By Catherine Kane ’26 / Photo by Csanad Hegyi ’23
Arjun Guneratne is a professor of anthropology specializing in South Asia.
Q: Any standout books you’ve read recently?
A: I am currently reading Brotherless Night by V. V. Ganeshananthan. There is really good literature emerging about the Sri Lankan Civil War and this novel is one of the best. It is an intimate portrait of a family being sucked into war, told through the eyes of a young woman. Brotherless Night examines the complex motives its different members have to the struggle, and gives the reader a real sense of what it must have been like to be living through that period.
Q: What’s one of your all-time favorite reads?
A: In an Antique Land by Amitav Ghosh. Before he became a famous novelist, Ghosh was an anthropologist studying in Egypt, and he tells the story of his fieldwork in two villages. A narrative running concurrently, almost like a double helix, concerns a twelfth-century Yemeni merchant in Western India, a story Ghosh uncovers in the archives of an old synagogue in Cairo. It calls boundaries of all kinds into question, and dissolves the line between the study of anthropology and history.
Q: What is something you love to read that we might not expect?
A: My weakness is navies in the age of Napoleon so I am a big fan of the Master and Commander series by Patrick O’Brian. O’Brian is very ethnographic in his approach and makes no concessions to the reader with the vocabulary of the period. The eponymous master and commander passed time on the ship by playing the violin, and a fan of the book made a CD of the music they played. I own that, too.
Q: What book would you recommend to everyone at Macalester?

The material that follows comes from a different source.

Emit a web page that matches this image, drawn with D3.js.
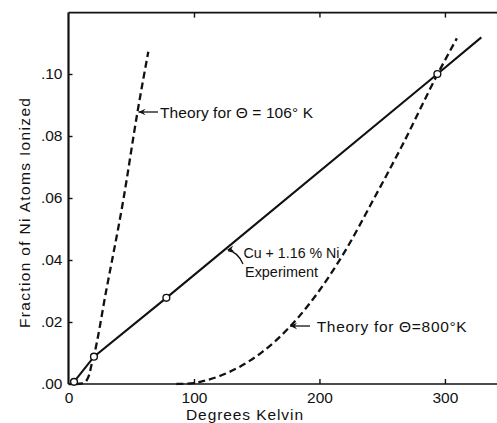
<!DOCTYPE html>
<html>
<head>
<meta charset="utf-8">
<script src="https://cdn.jsdelivr.net/npm/d3@7"></script>
<style>
  html, body { margin: 0; padding: 0; background: #fff; }
  svg { display: block; }
  text { font-family: "Liberation Sans", Arial, sans-serif; fill: #111; }
</style>
</head>
<body>
<svg id="chart" width="497" height="423"></svg>
<script>
// ---- data ----
const xTicks = [0, 100, 200, 300];
const xTickLabels = ["0", "100", "200", "300"];
const yTicks = [0, 0.02, 0.04, 0.06, 0.08, 0.10];
const yTickLabels = [".00", ".02", ".04", ".06", ".08", ".10"];

// Cu + 1.16% Ni experiment (measured points, circles)
const expK = [4.4, 20.3, 78, 294];
const expFrac = [0.0007, 0.0088, 0.0278, 0.100];
// experiment line (through points, extended)
const expLineK = [4.4, 20.3, 78, 294, 329];
const expLineFrac = [0.0007, 0.0088, 0.0278, 0.100, 0.1118];

// Theory for Θ = 106° K
const th106K = [6, 11, 14.5, 16.5, 18.5, 20.3, 30, 43.7, 55, 63.6];
const th106Frac = [0, 0.0002, 0.0012, 0.003, 0.0065, 0.0092, 0.030, 0.0594, 0.0878, 0.1072];

// Theory for Θ = 800° K
const th800K = [86, 100, 105, 120, 136.6, 155, 176.5, 205.7, 220.9, 242.9, 265.5, 294.2, 309.5];
const th800Frac = [0, 0.0003, 0.0007, 0.0025, 0.0056, 0.0105, 0.0185, 0.0335, 0.0432, 0.0594, 0.0766, 0.100, 0.1115];

// ---- drawing ----
const svg = d3.select("#chart");
const x = d3.scaleLinear().domain([0, 341.5]).range([68.5, 497]);
const y = d3.scaleLinear().domain([0, 0.12]).range([384, 12]);

const zip = (a, b) => a.map((v, i) => [v, b[i]]);

// frame: top line and axes
const g = svg.append("g");
g.append("line").attr("x1", x(0)).attr("x2", 497).attr("y1", y(0.1198)).attr("y2", y(0.1198))
  .attr("stroke", "#111").attr("stroke-width", 1.6);

// bottom axis (ticks inward)
const xAxis = d3.axisBottom(x).tickValues(xTicks).tickSize(-5).tickPadding(8)
  .tickFormat((d, i) => xTickLabels[i]);
const gx = g.append("g").attr("transform", `translate(0,${y(0)})`).call(xAxis);
gx.select(".domain").attr("d", `M${x(0)},0H497`).attr("stroke", "#111").attr("stroke-width", 1.6);
gx.selectAll(".tick line").attr("stroke", "#111").attr("stroke-width", 1.4);
gx.selectAll(".tick").filter(d => d === 0).select("line").remove();
gx.selectAll(".tick text").style("font-size", "15.5px").attr("fill", "#111")
  .style("font-family", "Liberation Sans, Arial, sans-serif");

// top ticks (inward, no labels)
const xTop = d3.axisTop(x).tickValues(xTicks.filter(d => d > 0)).tickSize(-5).tickFormat("");
const gt = g.append("g").attr("transform", `translate(0,${y(0.1198)})`).call(xTop);
gt.select(".domain").remove();
gt.selectAll(".tick line").attr("stroke", "#111").attr("stroke-width", 1.4);

// left axis (ticks inward)
const yAxis = d3.axisLeft(y).tickValues(yTicks).tickSize(-4).tickPadding(6)
  .tickFormat((d, i) => yTickLabels[i]);
const gy = g.append("g").attr("transform", `translate(${x(0)},0)`).call(yAxis);
gy.select(".domain").attr("d", `M0,${y(0)}V${y(0.1198)}`).attr("stroke", "#111").attr("stroke-width", 2.2);
gy.selectAll(".tick line").attr("stroke", "#111").attr("stroke-width", 1.4);
gy.selectAll(".tick text").style("font-size", "15.5px").attr("fill", "#111")
  .style("font-family", "Liberation Sans, Arial, sans-serif");

// axis titles
svg.append("text").attr("x", 186).attr("y", 420).attr("textLength", 117)
  .attr("lengthAdjust", "spacing").style("font-size", "15.5px").text("Degrees  Kelvin");
svg.append("text").attr("transform", "translate(30,328) rotate(-90)")
  .attr("textLength", 230).attr("lengthAdjust", "spacing")
  .style("font-size", "15.5px").text("Fraction  of  Ni  Atoms  Ionized");

// curves
const line = d3.line().x(d => x(d[0])).y(d => y(d[1]));
const smooth = d3.line().x(d => x(d[0])).y(d => y(d[1])).curve(d3.curveMonotoneX);

svg.append("path").datum(zip(th106K, th106Frac)).attr("d", smooth)
  .attr("fill", "none").attr("stroke", "#111").attr("stroke-width", 2.3)
  .attr("stroke-dasharray", "7,4");
svg.append("path").datum(zip(th800K, th800Frac)).attr("d", smooth)
  .attr("fill", "none").attr("stroke", "#111").attr("stroke-width", 2.3)
  .attr("stroke-dasharray", "7,4");
svg.append("path").datum(zip(expLineK, expLineFrac)).attr("d", line)
  .attr("fill", "none").attr("stroke", "#111").attr("stroke-width", 2.1);

svg.selectAll("circle.pt").data(zip(expK, expFrac)).enter().append("circle")
  .attr("class", "pt").attr("cx", d => x(d[0])).attr("cy", d => y(d[1])).attr("r", 3.4)
  .attr("fill", "#fff").attr("stroke", "#111").attr("stroke-width", 1.4);

// annotations
function arrowHead(tipX, tipY, angleDeg) {
  const a = angleDeg * Math.PI / 180, L = 7, w = 3.2;
  const bx = tipX + L * Math.cos(a), by = tipY + L * Math.sin(a);
  const px = -Math.sin(a) * w, py = Math.cos(a) * w;
  svg.append("path")
    .attr("d", `M${tipX},${tipY}L${bx + px},${by + py}L${bx - 0.35 * L * Math.cos(a)},${by - 0.35 * L * Math.sin(a)}L${bx - px},${by - py}Z`)
    .attr("fill", "#111");
}
const ann = svg.append("g").attr("stroke", "#111").attr("stroke-width", 1.3).attr("fill", "none");

// Theory 106
ann.append("line").attr("x1", 138.5).attr("y1", 112).attr("x2", 158).attr("y2", 112);
arrowHead(138.5, 112, 0);
svg.append("text").attr("x", 160).attr("y", 118).attr("textLength", 153)
  .attr("lengthAdjust", "spacing").style("font-size", "15.5px").text("Theory for \u0398 = 106\u00B0 K");

// Experiment
ann.append("path").attr("d", "M243,264 Q238,252 228,250.5");
arrowHead(227, 250, -12);
svg.append("text").attr("x", 243.5).attr("y", 257.5).attr("textLength", 96)
  .attr("lengthAdjust", "spacingAndGlyphs").style("font-size", "15.5px").text("Cu + 1.16 % Ni");
svg.append("text").attr("x", 245).attr("y", 277).attr("textLength", 73)
  .attr("lengthAdjust", "spacingAndGlyphs").style("font-size", "15.5px").text("Experiment");

// Theory 800
ann.append("line").attr("x1", 290).attr("y1", 326).attr("x2", 310).attr("y2", 326);
arrowHead(290, 326, 0);
svg.append("text").attr("x", 316.7).attr("y", 331.5).attr("textLength", 150)
  .attr("lengthAdjust", "spacing").style("font-size", "15.5px").text("Theory for \u0398=800\u00B0K");
</script>
</body>
</html>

A: A really important book to read right now is Dirty Knowledge by Julia Schleck. If you’re interested in what academic freedom means, this book explains it. It discusses how academic freedom is undermined by gig labor in academia and the rolling back of tenure at universities. The author argues that the university is a seedbed for the ideas that will help us deal with the challenges facing us, and academic freedom is what makes that seedbed possible. But there is an assault in this country on the freedom to think, and that doesn’t bode well for the future.